While kids rarely agree with their parents, they still run to them when things go wrong. This dynamic appears to be changing as social media use becomes more prevalent. Now the question is: Do parents still know their children?
A new report released by McAfee reveals a gap between what kids do online and what their parents believe they do online. The results were based on online interviews of 2,474 parents and children in the US.
At least 95 per cent of young people aged 10 to 23 years of age are registered with at least one social media network, with 87 per cent checking them daily. Parents and kids both agreed that social media is safe but sharing personal data also comes with risks.
However, some of the actual activities of the children surveyed were found to be different from their parents’ perceptions.

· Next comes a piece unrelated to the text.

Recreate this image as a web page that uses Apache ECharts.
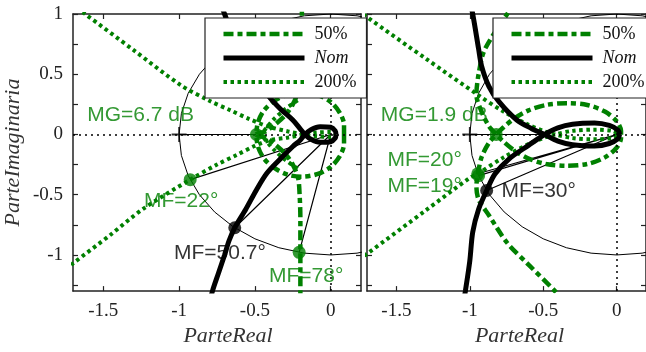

For example, only 49 per cent of parents think their kids post photos online when in reality, 66 per cent of them do. Also, 49 per cent of young people said they indicate their school’s name in their account while only 31 per cent of parents think that they do.
There is also a wide gap between the actual and perceived number of kids that post their email address: 50 per cent versus 17 per cent. It is also alarming that only 12 per cent of parents are aware that their kids post intimate information when 32 per cent admitted doing so.
Moreover, 13 per cent of kids admitted being a victim of cruel behaviour online but only six per cent of parents knew about it.
While children face various issues online, many parents said they lack either the time or the skills to check on their children’s online behaviour. As such, the study recommends that parents guide their children in order to cultivate their personalities in the online world.